The Struggle of a Product-Driven Engineer in Sales-First Companies

As someone who has transitioned to a product-driven mindset, I’ve found it increasingly challenging to operate within sales-driven organizations. Unfortunately, many companies fall into this category, presenting unique obstacles for software engineers with this mindset, who prioritize product excellence and customer satisfaction.

In these companies, decisions aren’t only focused on ensuring product quality or satisfying customers. Instead, there’s often a strong emphasis on rapid growth, driven by either founders' aspirations or investor backing. This focus on short-term gains can easily overshadow the original vision or mission of the company, leading to a culture where short-term profit is prioritized over long-term sustainability.

As a result, the culture within these organizations often centers on sales and marketing strategies, prioritizing actions that please investors, secure deals, and increase revenue, sometimes at the expense of product integrity or user value. This shift can negatively impact company culture, leaving individual contributors feeling disconnected from the original problems the company set out to solve.

It's important to acknowledge that statistics show that 9 out of 10 startups fail, often due to reasons beyond the control of a software engineer. Many great tech products fail not because of the technology itself, but rather due to issues such as lack of product-market fit, marketing challenges, financial difficulties, and more.

From my own experience, it's frustrating to try to influence decision-making within such environments. As an individual contributor, it can feel powerless to push against subjective preferences and poorly informed decisions.

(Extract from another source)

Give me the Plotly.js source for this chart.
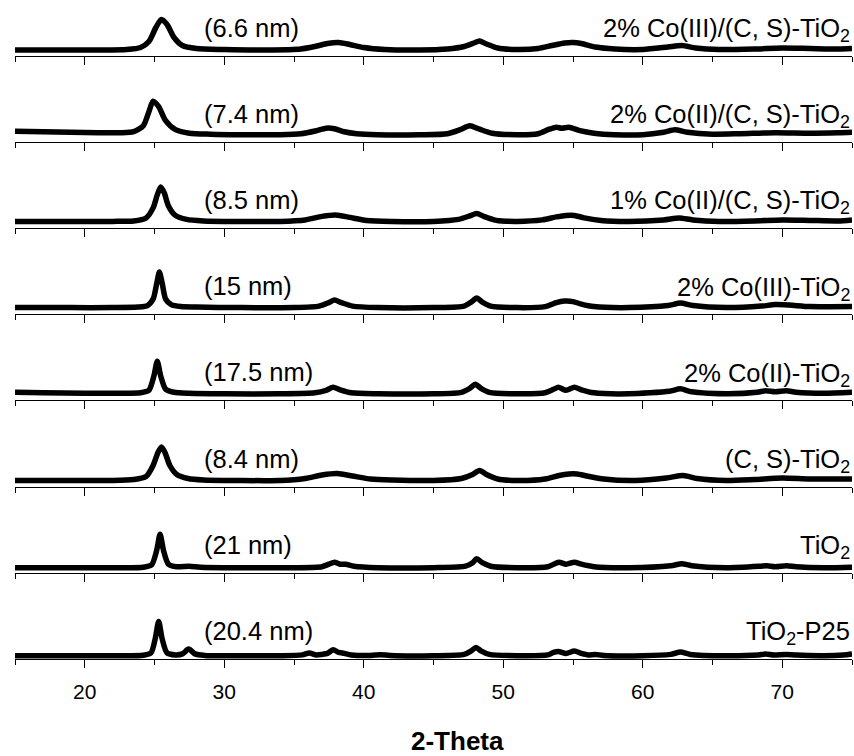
<!DOCTYPE html>
<html>
<head>
<meta charset="utf-8">
<script src="https://cdn.plot.ly/plotly-3.0.1.min.js"></script>
<style>
  html, body { margin: 0; padding: 0; background: #fff; }
  #chart { width: 854px; height: 756px; }
</style>
</head>
<body>
<div id="chart"></div>
<script>
// XRD patterns (2-Theta in degrees, intensity in arbitrary units), top to bottom
const sampleNames = [
  "2% Co(III)/(C, S)-TiO<sub>2</sub>",
  "2% Co(II)/(C, S)-TiO<sub>2</sub>",
  "1% Co(II)/(C, S)-TiO<sub>2</sub>",
  "2% Co(III)-TiO<sub>2</sub>",
  "2% Co(II)-TiO<sub>2</sub>",
  "(C, S)-TiO<sub>2</sub>",
  "TiO<sub>2</sub>",
  "TiO<sub>2</sub>-P25"
];
const crystalliteSizes = ["(6.6 nm)", "(7.4 nm)", "(8.5 nm)", "(15 nm)", "(17.5 nm)", "(8.4 nm)", "(21 nm)", "(20.4 nm)"];

const co3CS_x = [15, 18, 21, 23, 24, 24.6, 25.1, 25.5, 25.9, 26.4, 27, 28, 30, 33, 35.5, 36.5, 37.4, 38.2, 39, 40, 41.5, 44, 46, 47.2, 47.9, 48.3, 48.8, 49.6, 51, 52.5, 53.5, 54.4, 55.0, 55.6, 56.6, 58, 60, 61.8, 62.8, 63.8, 65.5, 68, 70, 72, 74, 75];
const co3CS_y = [5.5, 5.5, 5.5, 6, 8, 14, 28, 36, 31, 18, 10, 7, 6, 5.5, 6.5, 9, 12, 13, 11, 8, 6, 5.5, 6.5, 9, 12.5, 14.5, 11.5, 7.5, 6, 7, 10, 12.5, 13, 12, 8.5, 6.5, 6, 8.5, 10, 7.5, 6, 6.5, 7.5, 7, 6.5, 7];

const co2CS_x = [15, 17, 19, 21, 22.5, 23.5, 24.2, 24.6, 24.9, 25.3, 25.8, 26.5, 27.5, 29, 31, 34, 35.5, 36.6, 37.3, 37.9, 38.6, 39.5, 41, 44, 46, 46.9, 47.6, 48.3, 49.2, 51, 52.5, 53.3, 53.8, 54.2, 54.7, 55.5, 56.5, 58, 60, 61.5, 62.3, 63.2, 65, 67, 69.5, 72, 74, 75];
const co2CS_y = [10.5, 10, 9.5, 9, 9, 10, 16, 30, 40.5, 35, 21, 12, 8.5, 7.5, 7, 7, 8, 11, 13.5, 13, 10, 8, 7, 7, 8, 12, 16, 12.5, 8.5, 7, 8, 12.5, 14.5, 13.5, 14.5, 11, 8.5, 7, 7, 9.5, 12, 9.5, 7.5, 8, 9, 8.5, 9, 9.5];

const co2CS1_x = [15, 19, 22, 23.5, 24.4, 24.9, 25.2, 25.45, 25.7, 26.0, 26.5, 27.3, 28.5, 31, 34, 35.8, 37.0, 38.0, 39.0, 40.2, 42, 45, 46.8, 47.6, 48.1, 48.6, 49.5, 51, 52.8, 53.8, 54.5, 55.1, 55.8, 57, 59, 61.5, 62.6, 63.6, 65.5, 68, 70, 72, 74, 75];
const co2CS1_y = [6.5, 6.5, 6.5, 7, 10, 20, 33, 41, 35, 22, 12.5, 8.5, 7, 6.5, 6.5, 8, 11.5, 13, 10.5, 7.5, 6.5, 6.5, 8.5, 12, 14.5, 11.5, 7.5, 6.5, 8, 11, 12.5, 12.5, 10, 7.5, 6.5, 8, 10, 8, 6.5, 7, 8, 7.5, 7, 8];

const co3_x = [15, 19, 22, 23.8, 24.5, 24.9, 25.15, 25.35, 25.55, 25.8, 26.2, 26.9, 28, 31, 35, 36.8, 37.5, 37.9, 38.4, 39.2, 41, 45, 47.2, 47.7, 48.1, 48.5, 49.1, 51, 53, 53.8, 54.4, 55.0, 55.6, 56.5, 59, 61.8, 62.7, 63.6, 66, 68.5, 69.5, 70.5, 72, 75];
const co3_y = [6.5, 6.5, 6.5, 7, 8.5, 15, 30, 42, 31, 15, 9.5, 7.5, 7, 6.5, 6.5, 8, 11.5, 14, 11.5, 8, 6.5, 6.5, 8, 12, 16, 12, 8, 6.5, 7.5, 11.5, 13, 12.5, 10, 7.5, 6.5, 8.5, 11, 8.5, 6.5, 8, 9.5, 9, 7.5, 7.5];

const co2_x = [15, 17, 20, 22.5, 24, 24.6, 24.95, 25.2, 25.45, 25.8, 26.4, 27.5, 30, 34, 36.5, 37.3, 37.8, 38.3, 39.1, 41, 45, 47.0, 47.6, 48.0, 48.4, 49.0, 51, 53.0, 53.6, 53.95, 54.5, 55.1, 55.6, 56.5, 59, 61.9, 62.7, 63.5, 66, 68.2, 68.8, 69.5, 70.3, 71.0, 73, 75];
const co2_y = [8, 7.5, 7, 7, 7.5, 10, 24, 39, 24, 11, 8, 7, 6.5, 6.5, 7.5, 10, 13, 10.5, 7.5, 6.5, 6.5, 8, 12, 16, 12, 8, 6.5, 7.5, 11, 13, 10, 13, 10.5, 7.5, 6.5, 9, 11.5, 8.5, 6.5, 8, 9.5, 8.5, 9.5, 8, 7, 8];

const cs_x = [15, 19, 22, 23.5, 24.4, 24.9, 25.25, 25.5, 25.75, 26.1, 26.6, 27.4, 28.5, 31, 34, 35.8, 37.0, 38.1, 39.2, 40.5, 42, 45, 47.0, 47.8, 48.3, 48.8, 49.6, 51, 53, 54.0, 54.7, 55.3, 56.0, 57.2, 59.5, 61.7, 62.9, 63.9, 66, 68, 70, 72, 75];
const cs_y = [6, 6, 6, 7, 10, 21, 34, 39.5, 34, 21, 12, 8, 6.5, 6, 6, 8, 11.5, 13, 10.5, 7.5, 6.5, 6, 8, 12, 16, 12, 7.5, 6, 7.5, 11, 12.5, 12.5, 10.5, 7.5, 6, 8.5, 11, 8, 6, 7, 8.5, 7.5, 7.5];

const tio2_x = [15, 19, 22.5, 24.2, 24.8, 25.15, 25.4, 25.65, 26.0, 26.6, 27.5, 28.3, 31, 35, 37.0, 37.5, 37.9, 38.3, 38.7, 39.3, 41, 45, 47.3, 47.8, 48.1, 48.5, 49.1, 51, 53.2, 53.7, 54.0, 54.5, 55.1, 55.6, 56.5, 59, 62.0, 62.8, 63.5, 66, 68.4, 68.9, 69.5, 70.3, 71.0, 73, 75];
const tio2_y = [5, 5, 5, 5.5, 8, 22, 38.5, 22, 8.5, 6, 6.5, 5.5, 5, 5, 6, 8.5, 10.5, 8.5, 8.5, 6.5, 5, 5, 6.5, 10, 14, 10, 6.5, 5, 6, 9, 10.5, 8.5, 10.5, 8.5, 6, 5, 7, 9, 7, 5, 6.5, 7, 6, 7, 6, 5, 5.5];

const p25_x = [15, 19, 22.5, 24.2, 24.75, 25.05, 25.3, 25.55, 25.9, 26.5, 27.0, 27.45, 27.9, 28.6, 31, 34, 35.6, 36.1, 36.6, 37.0, 37.4, 37.8, 38.2, 38.6, 39.1, 40.5, 41.2, 41.9, 45, 47.2, 47.7, 48.05, 48.4, 49.0, 51, 53.2, 53.6, 53.95, 54.5, 55.1, 55.6, 56.1, 56.6, 57.2, 60, 62.0, 62.7, 63.4, 66, 68.3, 68.8, 69.4, 70.3, 71.0, 73, 74.4, 75];
const p25_y = [3.2, 3.2, 3.2, 3.7, 6, 20, 37.5, 20, 6, 4, 5, 9.8, 5, 3.5, 3.2, 3.2, 4, 5.8, 4, 4.5, 5.5, 9.2, 6.5, 5.5, 4, 3.4, 4.2, 3.4, 3.2, 4.5, 8, 11.5, 8, 4.5, 3.2, 4, 6.5, 7.5, 5.5, 7.8, 5.5, 4, 4.5, 3.5, 3.2, 4.5, 6.8, 4.5, 3.2, 4, 4.8, 3.8, 4.5, 3.8, 3.2, 4, 5];

const patterns = [
  [co3CS_x, co3CS_y], [co2CS_x, co2CS_y], [co2CS1_x, co2CS1_y], [co3_x, co3_y],
  [co2_x, co2_y], [cs_x, cs_y], [tio2_x, tio2_y], [p25_x, p25_y]
];
const xTicks = [20, 30, 40, 50, 60, 70];
const xMinorTicks = [15, 25, 35, 45, 55, 65, 75];

// ---- layout geometry (pixels) ----
const W = 854, H = 756;
const M = { l: 15, r: 2, t: 0, b: 97 };
const plotH = H - M.t - M.b;           // 659
const firstAxis = 55.5, gap = 86.2;    // baseline of the top panel, panel pitch
const nPanels = patterns.length;

const fontFam = "Liberation Sans, Arial, Helvetica, sans-serif";
const data = [];
const layout = {
  width: W, height: H,
  margin: M,
  paper_bgcolor: "#fff", plot_bgcolor: "rgba(0,0,0,0)",
  showlegend: false,
  font: { family: fontFam, color: "#000" },
  annotations: []
};

for (let i = 0; i < nPanels; i++) {
  const n = i === 0 ? "" : String(i + 1);
  const axisPx = firstAxis + gap * i;                 // pixel row of this panel's axis
  const lo = (M.t + plotH - axisPx) / plotH;
  const hiPx = Math.max(axisPx - gap, M.t);
  const hi = (M.t + plotH - hiPx) / plotH;
  const spanPx = axisPx - hiPx;

  data.push({
    x: patterns[i][0], y: patterns[i][1],
    xaxis: "x" + n, yaxis: "y" + n,
    type: "scatter", mode: "lines",
    line: { color: "#000", width: 5.5, shape: "spline", smoothing: 0.7 },
    hoverinfo: "skip"
  });

  const isBottom = i === nPanels - 1;
  layout["xaxis" + n] = {
    anchor: "y" + n,
    range: [15, 75],
    tickmode: "array", tickvals: xTicks,
    ticks: "outside", ticklen: 8, tickwidth: 1, tickcolor: "#000",
    minor: { tickmode: "array", tickvals: xMinorTicks, ticks: "outside", ticklen: 5, tickwidth: 1, tickcolor: "#000", showgrid: false },
    showline: true, linecolor: "#000", linewidth: 1,
    showgrid: false, zeroline: false,
    showticklabels: isBottom,
    ticklabelstandoff: 6,
    tickfont: { size: 21, family: fontFam, color: "#000" },
    fixedrange: true
  };
  if (n) layout["xaxis" + n].matches = "x";
  layout["yaxis" + n] = {
    domain: [lo, hi],
    range: [0, spanPx],
    visible: false, fixedrange: true
  };

  // crystallite size on the left, sample name on the right
  layout.annotations.push({
    text: crystalliteSizes[i], xref: "x" + n, yref: "y" + n,
    x: 28.4, y: 28, xanchor: "left", yanchor: "middle",
    showarrow: false, font: { size: 25.5, family: fontFam, color: "#000" }
  });
  layout.annotations.push({
    text: sampleNames[i], xref: "paper", yref: "y" + n,
    x: 1, y: 25.5, xanchor: "right", yanchor: "middle",
    showarrow: false, font: { size: 25.5, family: fontFam, color: "#000" }
  });
}

layout.annotations.push({
  text: "<b>2-Theta</b>", xref: "paper", yref: "paper",
  x: (457.5 - M.l) / (W - M.l - M.r), y: (plotH - (741 - M.t)) / plotH,
  xanchor: "center", yanchor: "middle", showarrow: false,
  font: { size: 26, family: fontFam, color: "#000" }
});

Plotly.newPlot("chart", data, layout, { staticPlot: true, displayModeBar: false });
</script>
</body>
</html>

However, despite this chaos, there is an escape: as a software engineer, you can simply build, even in the face of uncertainty and high risks.

Yes, even when the risks are extremely high and the way ahead seems uncertain. In these sales-driven organizations, where success metrics are often vague or nonexistent, the act of building becomes a means of survival. It's a paradoxical scenario where the lack of clear success criteria strangely frees you to move forward.

But how does one navigate this unclear terrain without losing their sanity? For me, it boils down to asking the right questions. When presented with a new project or feature request, I've learned to delve deeper. How will we measure success? What impact are we aiming to achieve? These simple yet profound questions act as a test, revealing the true nature of the request.

If the answers remain vague or ambiguous, it's a sign that we're entering opinion-driven territory, where decisions are made based on subjective preferences rather than objective criteria. In such cases, rather than resisting futilely, I've chosen to accept the challenge. Choosing to build becomes a strategic decision, acknowledging the wisdom in selecting battles and recognizing that some challenges are better navigated through adaptation rather than direct opposition, even if your underlying intention is to help.

As an individual contributor, it's about choosing battles wisely and focusing energy where it matters most. Recognizing the entrenched cultures and interests, sometimes the most radical act is to play along.

In summary, while the struggle within sales-driven organizations may appear overwhelming, there is strength in adapting and collaborating strategically. By embracing the paradox, asking the right questions, and selecting battles wisely, we can overcome these obstacles while maintaining our sanity.